Baez's biggest contribution, however, came in the form of what was arguably the most impressive base-running play of his career. After singling up the middle to lead off the seventh, Baez advanced to third base on a high, arcing single to right-center off the bat of Willson Contreras. Reading the hit well, Baez set up his most impressive base-running play with one that was fairly impressive in and of itself.

With runners on the corners and no outs, Cubs bench coach Brandon Hyde and Cubs third-base coach Brian Butterfield, both of whom are acclaimed for their base-running prowess, opted to attempt an ingenious double steal that worked perfectly.

Contreras served as the distraction by taking a sizable lead off first base. Steven Matz, a left-handed starting pitcher for the Mets, took his eyes off Baez at third and, instead, took the bait by throwing over to first in an attempt at outing Contreras.
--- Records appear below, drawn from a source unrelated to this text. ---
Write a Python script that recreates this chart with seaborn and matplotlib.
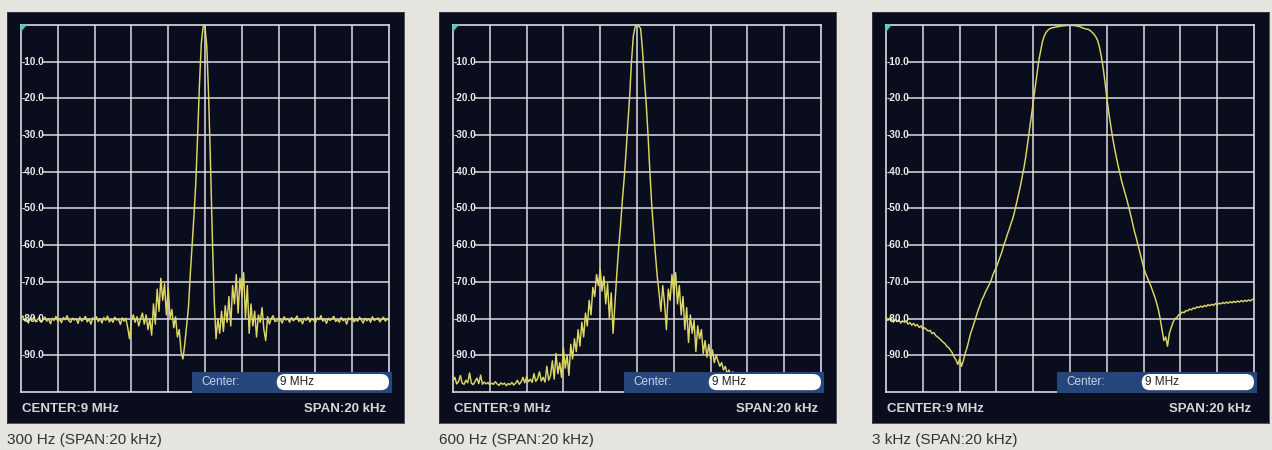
import numpy as np
import pandas as pd
import matplotlib.pyplot as plt
import seaborn as sns
from matplotlib.patches import Rectangle, FancyBboxPatch, Polygon

sns.set_style("dark")
plt.rcParams['font.family'] = ['Liberation Sans', 'DejaVu Sans']

# legendas e eixos
legendas = ['300 Hz (SPAN:20 kHz)', '600 Hz (SPAN:20 kHz)', '3 kHz (SPAN:20 kHz)']
centro = '9 MHz'
span_txt = 'SPAN:20 kHz'
niveis_db = [-10, -20, -30, -40, -50, -60, -70, -80, -90]
divisoes_khz = [-8, -6, -4, -2, 0, 2, 4, 6, 8]

traco_300 = [
    -80.0, -79.3, -80.6, -80.1, -81.2, -79.8, -80.4, -79.5, -80.9, -80.2,
    -79.7, -81.0, -80.3, -79.6, -80.7, -80.0, -81.4, -79.9, -80.5, -79.4,
    -80.8, -80.1, -81.1, -79.7, -80.3, -79.2, -80.6, -81.0, -79.9, -80.4,
    -80.0, -81.3, -79.6, -80.7, -80.2, -79.4, -80.9, -80.1, -81.5, -79.8,
    -80.3, -79.5, -80.8, -80.0, -81.2, -79.7, -80.5, -79.3, -80.9, -80.2,
    -81.0, -79.6, -80.4, -80.1, -81.6, -79.8, -80.7, -79.9, -82.5, -85.5,
    -80.5, -79.0, -81.0, -79.5, -82.0, -80.0, -78.5, -81.5, -79.0, -83.0,
    -80.0, -84.5, -76.0, -81.5, -72.0, -78.0, -69.0, -75.0, -70.5, -79.0,
    -71.5, -80.0, -77.5, -82.5, -79.5, -85.0, -83.0, -89.0, -91.0, -87.0,
    -82.0, -77.0, -68.0, -60.0, -52.0, -43.0, -30.0, -16.0, -5.0, -0.4,
    -0.4, -6.0, -20.0, -38.0, -58.0, -75.0, -85.5, -80.0, -84.0, -78.0,
    -83.5, -76.5, -81.0, -74.0, -82.0, -71.0, -76.0, -68.0, -78.5, -69.0,
    -74.0, -67.5, -80.0, -71.0, -84.0, -76.0, -82.0, -78.0, -85.0, -79.0,
    -81.0, -77.0, -83.0, -86.0, -79.5, -81.5, -80.0, -79.2, -80.8, -80.6,
    -79.8, -80.3, -81.2, -79.5, -80.4, -80.0, -81.0, -79.7, -80.6, -80.1,
    -79.3, -80.8, -80.2, -81.4, -79.9, -80.5, -79.6, -80.9, -80.0, -80.4,
    -81.1, -79.8, -80.3, -79.2, -80.7, -80.1, -81.3, -79.9, -80.5, -80.0,
    -79.4, -80.8, -80.3, -81.0, -79.7, -80.6, -80.1, -81.5, -79.8, -80.3,
    -79.5, -80.9, -80.2, -80.7, -79.6, -80.4, -81.2, -79.9, -80.6, -80.0,
    -81.0, -79.5, -80.5, -80.2, -79.8, -80.9, -80.3, -79.6, -80.7, -80.1,
    -80.4,
]

traco_600 = [
    -97.0, -96.0, -97.8, -97.2, -95.5, -97.6, -97.9, -96.8, -97.5, -94.8,
    -97.6, -98.0, -97.1, -96.2, -97.7, -95.4, -97.9, -97.3, -97.8, -97.4,
    -98.1, -97.6, -97.9, -97.2, -97.8, -98.2, -97.5, -97.9, -97.6, -98.3,
    -97.7, -98.0, -97.4, -98.1, -97.6, -96.8, -97.9, -97.3, -96.0, -97.5,
    -95.8, -97.2, -96.5, -97.4, -95.0, -97.1, -96.3, -94.5, -97.0, -96.0,
    -97.3, -93.0, -96.8, -95.5, -91.5, -96.5, -89.5, -95.0, -92.0, -96.0,
    -88.0, -93.5, -90.0, -95.5, -87.0, -91.0, -85.5, -89.0, -83.0, -87.5,
    -81.0, -85.0, -78.5, -82.0, -75.0, -79.0, -71.5, -74.0, -68.0, -71.0,
    -66.5, -72.5, -68.5, -76.0, -70.5, -80.0, -73.0, -84.0, -76.0, -68.0,
    -61.0, -55.0, -48.0, -42.0, -35.0, -27.0, -19.5, -10.0, -3.0, -0.5,
    -0.2, -0.3, -1.0, -7.0, -14.5, -21.5, -30.0, -40.0, -49.0, -56.0,
    -62.5, -68.5, -73.0, -78.0, -71.0, -76.0, -83.0, -72.0, -75.0, -68.0,
    -73.5, -67.5, -76.0, -71.0, -79.0, -74.0, -83.0, -77.0, -86.5, -79.0,
    -84.0, -80.5, -89.0, -82.0, -85.5, -83.0, -89.5, -86.0, -90.5, -87.0,
    -91.0, -88.5, -92.0, -90.0, -91.5, -93.0, -92.0, -94.0, -93.0, -95.0,
    -94.0, -95.5, -94.5, -96.0, -95.0, -96.5, -97.0, -96.6, -97.3, -97.0,
    -97.5, -97.2, -97.8, -97.4, -97.9, -97.6, -97.3, -97.8, -97.5, -97.9,
    -97.4, -97.7, -97.2, -97.8, -97.5, -97.9, -97.3, -97.6, -97.8, -97.4,
    -97.7, -97.3, -97.9, -97.5, -97.8, -97.2, -97.6, -97.9, -97.4, -97.7,
    -97.5, -97.8, -97.3, -97.6, -97.9, -97.4, -97.7, -97.5, -97.8, -97.6,
    -97.5,
]

traco_3k = [
    -79.5, -80.5, -79.8, -80.2, -81.0, -80.3, -80.8, -80.4, -81.2, -80.6,
    -81.0, -80.7, -81.5, -81.1, -81.8, -81.3, -82.0, -81.6, -82.4, -82.0,
    -82.8, -82.5, -83.0, -83.4, -83.2, -84.1, -83.8, -84.6, -85.0, -85.4,
    -85.9, -86.4, -86.8, -87.5, -87.9, -88.6, -89.3, -90.5, -91.2, -92.5,
    -91.0, -93.0, -91.5, -89.5, -88.0, -86.0, -84.0, -82.6, -81.0, -79.4,
    -77.8, -76.5, -75.0, -74.0, -72.8, -71.8, -70.8, -69.8, -68.2, -67.0,
    -66.0, -64.6, -63.2, -61.8, -60.0, -58.6, -57.0, -55.6, -54.0, -52.6,
    -50.6, -48.4, -46.2, -44.0, -41.4, -38.8, -35.8, -32.2, -28.6, -24.8,
    -21.0, -17.0, -13.2, -9.8, -7.2, -4.6, -3.0, -2.0, -1.4, -1.0,
    -0.8, -0.7, -0.6, -0.5, -0.4, -0.3, -0.25, -0.2, -0.15, -0.1,
    -0.1, -0.1, -0.15, -0.2, -0.3, -0.4, -0.6, -0.8, -1.0, -1.1,
    -1.2, -1.5, -2.0, -2.5, -3.2, -4.2, -6.0, -8.5, -11.6, -15.5,
    -19.8, -23.6, -27.0, -30.2, -33.0, -35.6, -38.0, -40.2, -42.4, -44.2,
    -46.0, -47.8, -49.8, -51.8, -54.0, -56.2, -58.0, -60.0, -62.0, -64.0,
    -66.0, -67.6, -68.8, -70.0, -71.2, -72.6, -74.0, -75.6, -77.5, -80.0,
    -83.0, -86.0, -85.0, -87.5, -84.0, -82.5, -81.0, -80.0, -79.8, -79.0,
    -78.8, -78.2, -78.4, -77.8, -77.9, -77.4, -77.6, -77.1, -77.3, -76.8,
    -77.0, -76.6, -76.9, -76.4, -76.7, -76.2, -76.5, -76.1, -76.4, -75.9,
    -76.2, -75.8, -76.0, -75.6, -75.9, -75.5, -75.8, -75.4, -75.7, -75.3,
    -75.6, -75.2, -75.5, -75.1, -75.4, -75.0, -75.3, -74.9, -75.2, -74.8,
    -74.6,
]

tracos = [traco_300, traco_600, traco_3k]

# cores
fundo = '#e6e4df'
tela = '#0a0d1d'
grade = '#dcdce0'
amarelo = '#dcd764'

W, H = 1272, 450
fig = plt.figure(figsize=(W / 100, H / 100), dpi=100, facecolor=fundo)

caixas = [7, 439, 872]  # borda esquerda de cada tela (px)

for bx, traco, legenda in zip(caixas, tracos, legendas):
    # moldura escura
    moldura = fig.add_axes([bx / W, 1 - 423 / H, 397 / W, 411 / H])
    moldura.set_facecolor(tela)
    moldura.set_xticks([])
    moldura.set_yticks([])
    for s in moldura.spines.values():
        s.set_color('#3a3d48')
        s.set_linewidth(0.6)

    ax = fig.add_axes([(bx + 14) / W, 1 - 392 / H, 368 / W, 367 / H])
    ax.set_facecolor(tela)
    ax.set_xlim(-10, 10)
    ax.set_ylim(-100, 0)
    ax.set_xticks([])
    ax.set_yticks([])
    for s in ax.spines.values():
        s.set_color(grade)
        s.set_linewidth(1.2)
        s.set_visible(True)

    for x in divisoes_khz:
        ax.axvline(x, color=grade, lw=1.1, zorder=1)
    for y in niveis_db:
        ax.axhline(y, xmin=0.06, color=grade, lw=1.1, zorder=1)

    df = pd.DataFrame({'freq': np.linspace(-10, 10, len(traco)), 'nivel': traco})
    sns.lineplot(data=df, x='freq', y='nivel', ax=ax, color=amarelo, lw=1.05,
                 legend=False, zorder=3)
    ax.set_xlabel('')
    ax.set_ylabel('')

    for y in niveis_db:
        ax.text(0.003, (y + 100) / 100, f'{y:.1f}', transform=ax.transAxes,
                ha='left', va='center', color='#ececec', fontsize=7.2,
                fontweight='bold', zorder=4)

    # marcador ciano no canto
    ax.add_patch(Polygon([(0, 1), (0.013, 1), (0, 0.984)], closed=True,
                         transform=ax.transAxes, color='#5cc8c0', zorder=5,
                         clip_on=False))

    # caixa "Center:"
    ax.add_patch(Rectangle((0.465, -0.003), 0.543, 0.058, transform=ax.transAxes,
                           facecolor='#24467c', edgecolor='none', zorder=6,
                           clip_on=False))
    ax.add_patch(FancyBboxPatch((0.695, 0.005), 0.305, 0.044,
                                boxstyle='round,pad=0,rounding_size=0.022',
                                transform=ax.transAxes, facecolor='white',
                                edgecolor='none', zorder=7, clip_on=False,
                                mutation_aspect=1))
    ax.text(0.49, 0.027, 'Center:', transform=ax.transAxes, ha='left',
            va='center', color='#c9d3e6', fontsize=8.5, zorder=8)
    ax.text(0.705, 0.027, centro, transform=ax.transAxes, ha='left',
            va='center', color='#222222', fontsize=8.5, zorder=8)

    fig.text((bx + 15) / W, 1 - 409 / H, 'CENTER:' + centro, color='#d6d6d6',
             fontsize=9.5, fontweight='bold', ha='left', va='center')
    fig.text((bx + 379) / W, 1 - 409 / H, span_txt, color='#d6d6d6',
             fontsize=9.5, fontweight='bold', ha='right', va='center')

    fig.text(bx / W, 1 - 440 / H, legenda, color='#333333', fontsize=11,
             ha='left', va='center')

plt.savefig('out.png', dpi=100, facecolor=fundo)
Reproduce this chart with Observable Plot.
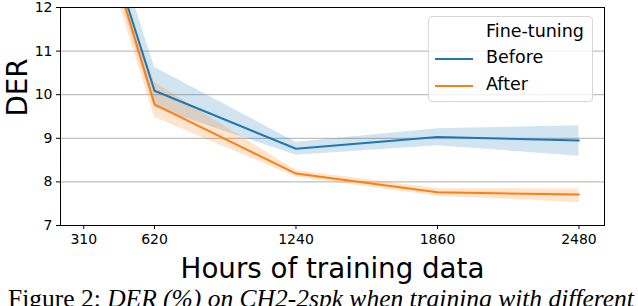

Contreras proceeded to take off for second base, while Baez bolted for home. Mets first baseman Adrian Gonzalez noticed Baez motoring down the third-base line and threw home, but Baez slid in, headfirst, ahead of the throw to provide the Cubs with their first run.


Scored as a double steal, the play excited those in the Cubs dugout, with the Chicago players mobbing Hyde in jubilation. More adept base running by the Cubs soon followed. After Kyle Schwarber hit a screamer up the middle for an infield single that placed runners on first and third, Contreras scored on a sacrifice fly hit to shallow right by Ben Zobrist.

The Cubs benefited from an awkward catch of the fly ball by Mets second baseman Luis Guillorme, as he was not facing the infield when making the play. Therefore, Butterfield sent Contreras, who scored with ease to put the Cubs ahead 2-0. For good measure, Schwarber stole second base thereafter but was left stranded.

The two runs scored in the seventh would suffice for the Cubs, though, as the Mets never seriously threatened late in the contest. Collecting just three hits on the afternoon, the Mets were shut down by Cubs ace Jon Lester, who worked a no-hitter until the bottom of the sixth. Responsible for only two hits and three walks in seven innings on the hill, Lester was magnificent, striking out seven and earning the win to move to 6-2.


Matz produced a solid seven-strikeout, seven-inning start, as well, with his costly throw to first base that led to Baez's winning steal proving to be his only significant mistake. Matz dropped to 2-4 with the loss. Cubs closer Brandon Morrow was granted a day of rest, and Chicago middle reliever Brian Duensing secured the 2-0 shutout win for the Cubs with his first save of the year.

In a contest that featured only eight combined hits, the Cubs (33-23) defeated the Mets (27-30) by being more resilient. Sporting a makeshift lineup reminiscent of the one that the beat-up Mets fielded, the Cubs made do with the opportunities bestowed upon them late in the game to stealthily accrue the win.